For another, it was sold as a lightweight competitor of the Miata and S2000 but had neither the Mazda’s curvaceous lines nor the S2000’s power.
When the car debuted, reviewers liked many things about it, but most could not warm to the whole package. The biggest complaints centered around the odd exterior styling, an interior that looked dated the day it launched, and the lack of storage space.
Despite its flaws, reviewers loved the new car’s excellent handling, good power-to-weight ratio and glass rear window. The stiff chassis received high marks for minimizing any handling quirks that might arise due to the convertible top. They also noted the low price and the fact that it was made by Toyota, which implied a high level of reliability.

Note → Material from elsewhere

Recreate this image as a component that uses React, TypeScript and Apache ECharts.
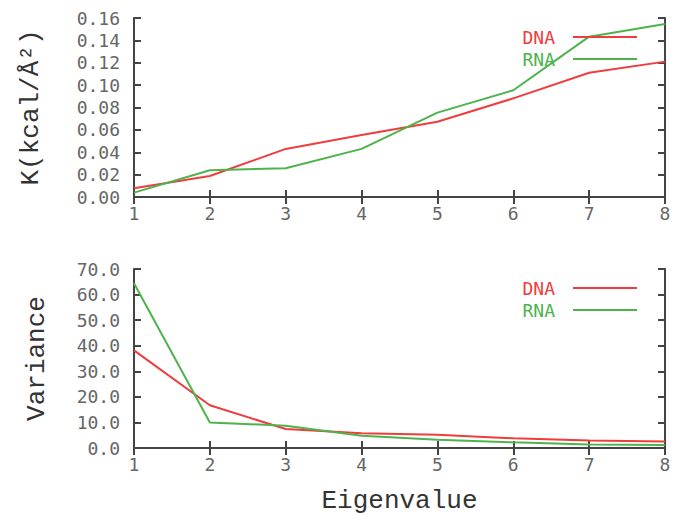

Maybe the MR2 didn’t out-Miata the Miata, but it was Mazda’s first real competition. Today, the MR2 still makes a great alternative to that other roadster, especially if it won’t serve as a primary vehicle. Looking for a reliable, zippy autocrosser or track toy? The MR2 Spyder may be the one.
Out Came the Sun
The first year, more than 7200 Spyders left dealer floors. By sales alone, the car was a success, although most buyers were not in the coveted younger age bracket. Unfortunately, no other year managed to repeat the first year’s success: Sales tapered off until production ended in 2005, when only 720 MR2 Spyders were sold.
The MR2 wasn’t totally consigned to the history books, as Toyota kept it in production for overseas markets for two more years. Overall, it was a success in terms of creating a youthful halo for the Toyota brand, but the MR2 Spyder never seemed to generate the same kind of following as previous MR2s. That’s a shame because there are very few cars before or since that
handle as well, regardless of price.
Things to Know
The Toyota nameplate and limited production numbers conspire to keep depreciation in check somewhat. The earliest MR2 Spyders are still selling a bit north of $5000 and the latest ones are getting a little more than twice that. Because the car changed so little during production, however, the year can be less important than the overall condition. These are Toyotas after all, and seem to be aging well.
How you intend to use the car might very well dictate the year sought. For street, we’d simply buy the nicest, newest one possible. If it’s going to become a modified autocrosser or track rat—or receive an engine swap—then we’d seek the least expensive one out there. Stock-class autocrossers face a bit of a dilemma: Go with the lighter, lower early cars, or sacrifice some weight and handling to get one fitted with a limited-slip differential? The community hasn’t fully answered that question yet.
Engine and Drivetrain
The 1ZZ engine can be very long-lived, as long as it's kept happy. Some issues that make it unhappy include excessive oil consumption, oil starvation and failing precats.
A few engines have experienced excessive oil consumption—more than a quart every 1000 miles. This is not a death sentence for the engine: As long as the level is kept up, the car will probably still run forever.
Warning: Do not starve your engine. The 1ZZ engines can have oil pressure issues. If taking one on track, keep an eye on the oil level.
Like a few other cars from that era, the exhaust manifold-mounted catalytic converter, or precat, can break up from heat, vibration or a combination. The extremely abrasive ceramic can then get sucked back through the exhaust valves and damage the cylinder bores. This is a rare occurrence, but it can—and does—happen. The earlier cars seem more susceptible to this problem.
A cat-back exhaust is an easy way to shed some weight from the back of a tail-heavy car.
We really can’t recommend one of the sequential-shift (SMT) cars. The upshifts are dog-slow, while the unit’s longevity is just too big of a question mark.
The 1ZZ engine takes to boost very well, with both supercharger and turbocharger kits available. The TRD supercharger intended for the Matrix can be made to work in the Spyder—with some cutting of the firewall, the supercharger or both. Turbo kits are available from a number of sources.
A potentially more cost-effective solution is to swap in the 2ZZ engine from a Celica, Matrix, Corolla or Vibe.
It’s nearly a bolt-in swap, and depending on the ECU and accessories, you’re looking at 164 to 189 horsepower. That engine also comes with a six-speed manual that can be adapted to the MR2’s linkage. Budget Lotus Elise, anyone? Also, a side note: We’ve noticed that swaps don’t really impact selling prices.
Wanna go a bit nuts? We’ve seen people swap in Toyota’s quad-cam V6.
Body and Interior
The top has some fragile straps in the rear corners. Inexpensively made replacement straps will cure the problem.
Suspension and Brakes
The factory tire and wheel package is very conservative: 185/55R15 up front and either 205/50R15 or 205/45R16 in rear. Tire clearance is moderately good, meaning you can get a 225mm tire mounted on a 15x9-inch wheel under there. Fender rolling is always an option.
Autocrossers tend to favor the Addco or Saner front anti-roll bar. If the rules allow, remove the rear bar, too.
For track use, we like 600-700 lbs./in. front springs, paired with 400-500 lbs./in. rears.
The parking brake cables can freeze up during winter. Solution: Don’t use the parking brake during winter.